Here’s the thing about me: When it comes to sports, I am very, very competitive. I am just straight up in-your-face-take-no-prisoners-win-at-all-costs aggressive.
Here’s the other thing about me: Even though I’m uber-competitive, I’m basically no good at sports. Which is kind of a pathetic combination, actually. It’s sort of like being one of those people who’ve gotta sing! gotta dance!
Case in point. When I ran in the Moab Half-Marathon a few years ago, I was so slow that my parents (who were waiting for me at the finish life) worried that I’d injured myself. In fact, my mother asked my father if they should send an ambulance up the canyon to find me. The only way I could have been any slower is if I’d crawled down the canyon. Backward.
It’s always been like this. When I was in the second grade, for example, I was the worst hopscotch player in our class, even though I loved, loved, loved to play hopscotch. Part of the problem was that I wore “corrective shoes.” Remember corrective shoes? You wore them if you had knock knees, and somehow those shoes were supposed to straighten your legs out. Meanwhile, you looked as if you were wearing “clown shoes” to school and no one wanted to play hopscotch with you because whenever you got to the “ninesies” and “tensies,” you and your big clown shoes always stepped on the lines. Also you looked like a dork.

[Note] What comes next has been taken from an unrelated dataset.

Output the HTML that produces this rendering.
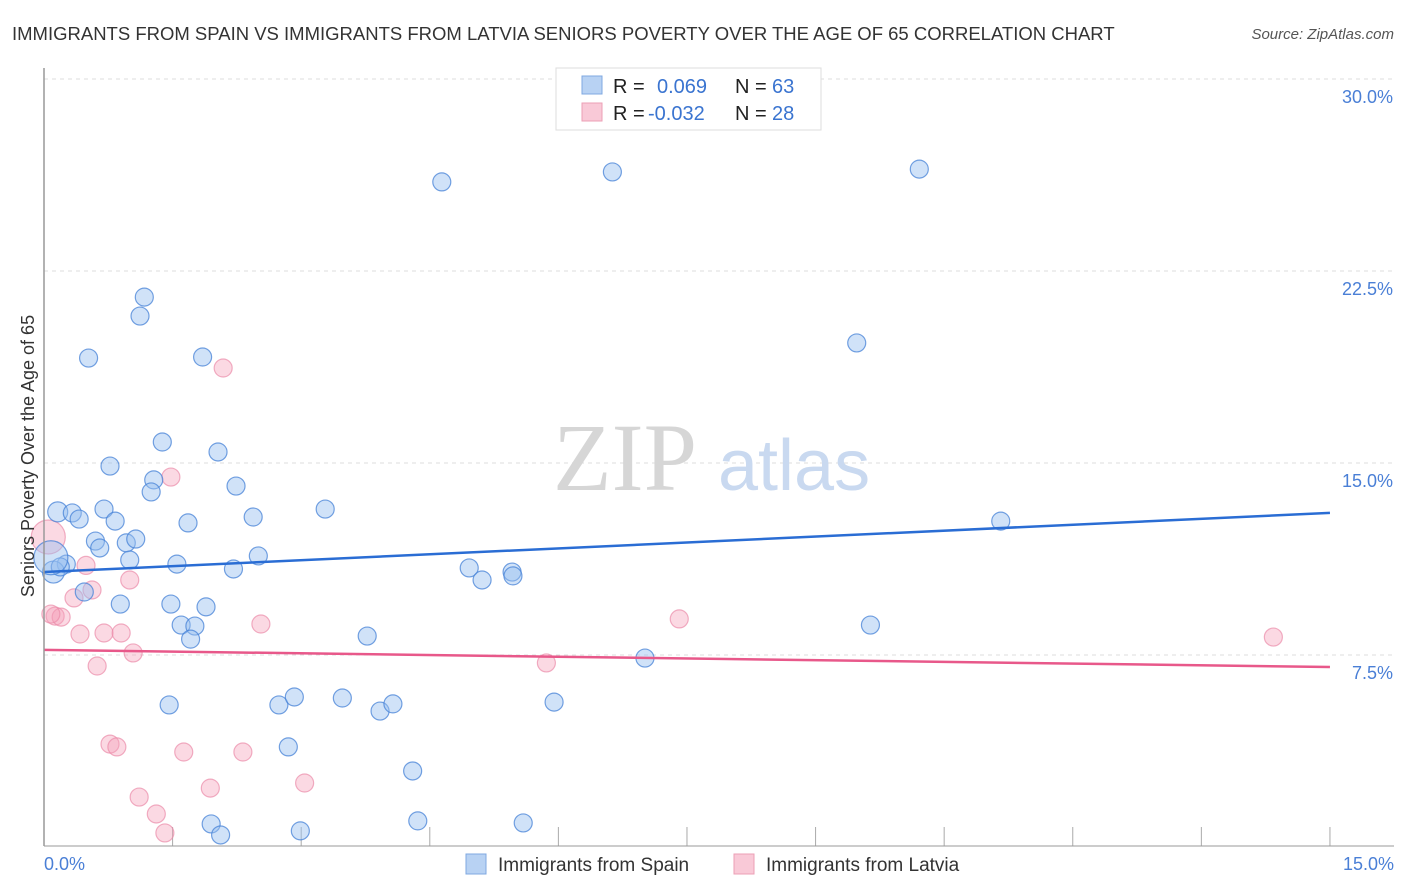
<!DOCTYPE html>
<html><head><meta charset="utf-8"><style>
body{margin:0;background:#fff;font-family:"Liberation Sans",sans-serif;}
svg{display:block}
</style></head><body>
<svg id="chart" width="1406" height="892">
<text x="12" y="40" font-size="18.5" fill="#333">IMMIGRANTS FROM SPAIN VS IMMIGRANTS FROM LATVIA SENIORS POVERTY OVER THE AGE OF 65 CORRELATION CHART</text>
<text x="1394" y="39" font-size="15" fill="#555" font-style="italic" text-anchor="end">Source: ZipAtlas.com</text>
<g id="grid"></g>
<text x="553" y="490" font-size="96" fill="#d6d6d6" font-family="Liberation Serif,serif">ZIP</text>
<text x="718" y="490" font-size="72" fill="#c9d9f0">atlas</text>
<g id="points"></g>
<g id="trends"></g>
<line x1="44" y1="68" x2="44" y2="846" stroke="#999" stroke-width="1.5"/>
<line x1="44" y1="846" x2="1394" y2="846" stroke="#999" stroke-width="1"/>
<text transform="translate(34,456) rotate(-90)" font-size="18" fill="#333" text-anchor="middle">Seniors Poverty Over the Age of 65</text>
<text x="44" y="870" font-size="18" fill="#4a7fd6">0.0%</text>
<text x="1394" y="870" font-size="18" fill="#4a7fd6" text-anchor="end">15.0%</text>
<g>
<rect x="556" y="68" width="265" height="62" fill="#fff" stroke="#ddd"/>
<rect x="582" y="76" width="20" height="18" fill="#b8d2f3" stroke="#7fa8e0"/>
<rect x="582" y="103" width="20" height="18" fill="#f9c9d7" stroke="#ec9fb6"/>
<text font-size="20" fill="#222"><tspan x="613" y="93">R = </tspan><tspan x="657" fill="#3a74d0">0.069</tspan><tspan x="735">N = </tspan><tspan x="772" fill="#3a74d0">63</tspan></text>
<text font-size="20" fill="#222"><tspan x="613" y="120">R = </tspan><tspan x="648" fill="#3a74d0">-0.032</tspan><tspan x="735">N = </tspan><tspan x="772" fill="#3a74d0">28</tspan></text>
</g>
<g>
<rect x="466" y="854" width="20" height="20" fill="#b8d2f3" stroke="#7fa8e0"/>
<text x="498" y="871" font-size="19" fill="#333">Immigrants from Spain</text>
<rect x="734" y="854" width="20" height="20" fill="#f9c9d7" stroke="#ec9fb6"/>
<text x="766" y="871" font-size="19" fill="#333">Immigrants from Latvia</text>
</g>
</svg>
<script>
const yTicks=[7.5,15,22.5,30];
const yTickLabels=["7.5%","15.0%","22.5%","30.0%"];
const spainX=[4.64,6.63,10.21,1.17,1.12,0.52,1.85,9.48,1.38,2.03,0.77,1.28,1.25,2.24,0.16,0.33,0.41,0.70,0.83,1.68,2.44,3.28,11.16,0.60,0.65,0.96,1.07,1.00,1.55,2.50,2.21,0.26,0.11,0.19,4.96,5.11,5.46,5.47,0.47,0.89,1.48,1.89,1.60,1.76,1.71,3.77,9.64,7.01,1.46,2.74,2.92,3.48,3.92,4.07,5.95,2.85,4.30,1.95,2.06,2.99,4.36,5.59,0.08];
const spainY=[25.98,26.37,26.48,21.48,20.74,19.10,19.14,19.69,15.82,15.43,14.88,14.34,13.87,14.10,13.09,13.05,12.81,13.20,12.73,12.66,12.89,13.20,12.73,11.95,11.68,11.88,12.03,11.21,11.05,11.37,10.86,11.05,10.74,10.94,10.90,10.43,10.74,10.59,9.96,9.49,9.49,9.38,8.67,8.63,8.12,8.24,8.67,7.38,5.55,5.55,5.86,5.82,5.31,5.59,5.66,3.91,2.97,0.90,0.47,0.63,1.02,0.94,11.30];
const spainR=[9,9,9,9,9,9,9,9,9,9,9,9,9,9,10,9,9,9,9,9,9,9,9,9,9,9,9,9,9,9,9,9,11,9,9,9,9,9,9,9,9,9,9,9,9,9,9,9,9,9,9,9,9,9,9,9,9,9,9,9,9,9,17];
const latviaX=[0.05,2.09,1.48,0.49,0.56,0.35,0.13,0.20,1.00,0.42,0.70,0.90,2.53,1.04,0.62,5.86,7.41,14.34,0.77,0.85,1.63,2.32,1.11,1.94,3.04,1.31,1.41,0.08];
const latviaY=[12.11,18.71,14.45,11.00,10.04,9.73,9.02,8.98,10.43,8.32,8.36,8.36,8.71,7.58,7.07,7.19,8.91,8.20,4.02,3.91,3.71,3.71,1.95,2.30,2.50,1.29,0.55,9.10];
const latviaR=[17,9,9,9,9,9,9,9,9,9,9,9,9,9,9,9,9,9,9,9,9,9,9,9,9,9,9,9];
const trendSpain=[10.74,13.05];
const trendLatvia=[7.7,7.03];
const NS="http://www.w3.org/2000/svg";
const xs=v=>44+v*85.73, ys=v=>847-v*25.6;
const grid=document.getElementById('grid');
yTicks.forEach((t,i)=>{
 const l=document.createElementNS(NS,'line');
 l.setAttribute('x1',44);l.setAttribute('x2',1394);l.setAttribute('y1',ys(t));l.setAttribute('y2',ys(t));
 l.setAttribute('stroke','#ddd');l.setAttribute('stroke-dasharray','4,4');
 
 
 grid.appendChild(l);
 const tx=document.createElementNS(NS,'text');
 tx.setAttribute('x',1393);tx.setAttribute('y',ys(t)+24);tx.setAttribute('text-anchor','end');
 tx.setAttribute('font-size','18');tx.setAttribute('fill','#4a7fd6');tx.textContent=yTickLabels[i];
 
 
 grid.appendChild(tx);
});
for(let i=1;i<=10;i++){
 const l=document.createElementNS(NS,'line');
 const x=xs(i*1.5);
 l.setAttribute('x1',x);l.setAttribute('x2',x);l.setAttribute('y1',827);l.setAttribute('y2',846);
 l.setAttribute('stroke','#aaa');
 
 
 grid.appendChild(l);
}
const pts=document.getElementById('points');
function draw(X,Y,R,fill,stroke,name){
 X.forEach((x,i)=>{
  const c=document.createElementNS(NS,'circle');
  c.setAttribute('cx',xs(x));c.setAttribute('cy',ys(Y[i]));c.setAttribute('r',R[i]);
  c.setAttribute('fill',fill);c.setAttribute('stroke',stroke);c.setAttribute('stroke-width','1.2');
  
  
  pts.appendChild(c);
 });
}
draw(latviaX,latviaY,latviaR,'rgba(245,160,185,0.4)','rgba(235,140,170,0.7)','latvia-point');
draw(spainX,spainY,spainR,'rgba(150,190,240,0.45)','rgba(70,130,215,0.75)','spain-point');
const tr=document.getElementById('trends');
[[trendSpain,'#2a6dd4','spain-trend-line'],[trendLatvia,'#e8588a','latvia-trend-line']].forEach(([t,c,n])=>{
 const l=document.createElementNS(NS,'line');
 l.setAttribute('x1',xs(0));l.setAttribute('x2',xs(15));l.setAttribute('y1',ys(t[0]));l.setAttribute('y2',ys(t[1]));
 l.setAttribute('stroke',c);l.setAttribute('stroke-width','2.5');
 
 
 tr.appendChild(l);
});
</script>
</body></html>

I ended up playing hopscotch every day at recess with the other girl in the second grade who also wore “corrective shoes.” We made up our own rules as we went along, which allowed us to step on the lines in “ninesies” and “tensies,” after which we hid in the bushes so that the other kids wouldn’t beat us up and steal our lunch money.
Anyway, things haven’t gotten much better. I still like to win even though my skill level hasn’t improved, which is why whenever I compete in an activity, I always try to find at least one person I can beat. And then I pull out all the stops.
The last person I tried to beat in an athletic competition was my granddaughter. Who’s 3.
The family went bowling on New Year’s Day, and when I sized up the competition, I realized the only person I stood a realistic chance against was, in fact, the granddaughter. So I looked at her and in my mind I said, “It’s on.” And then to show that I meant business, I added, “Like Donkey Kong.”
I knew it wouldn’t be easy. After all, she got to use both the bumpers AND the bowling ramp, whereas I only got to use the bumpers. I know! Unfair! But whatever. I was focused. I kept my eye on the prize (even though there wasn’t a prize), whereas my granddaughter kept her eye on the thing that shoots out air to dry your fingers because she thought it was awesome. And when she wasn’t doing that, she was lying on her stomach and singing songs from “Frozen” to herself. Clearly I had the advantage when it came to the “focus” part.
OK. It was a close game. But in the end, my mental discipline paid out big dividends. I inched ahead of my granddaughter in the final frames of the match and won. Not by much, it’s true. But still. So yay for me!
I won’t lie. 2014 has gotten off to a great start.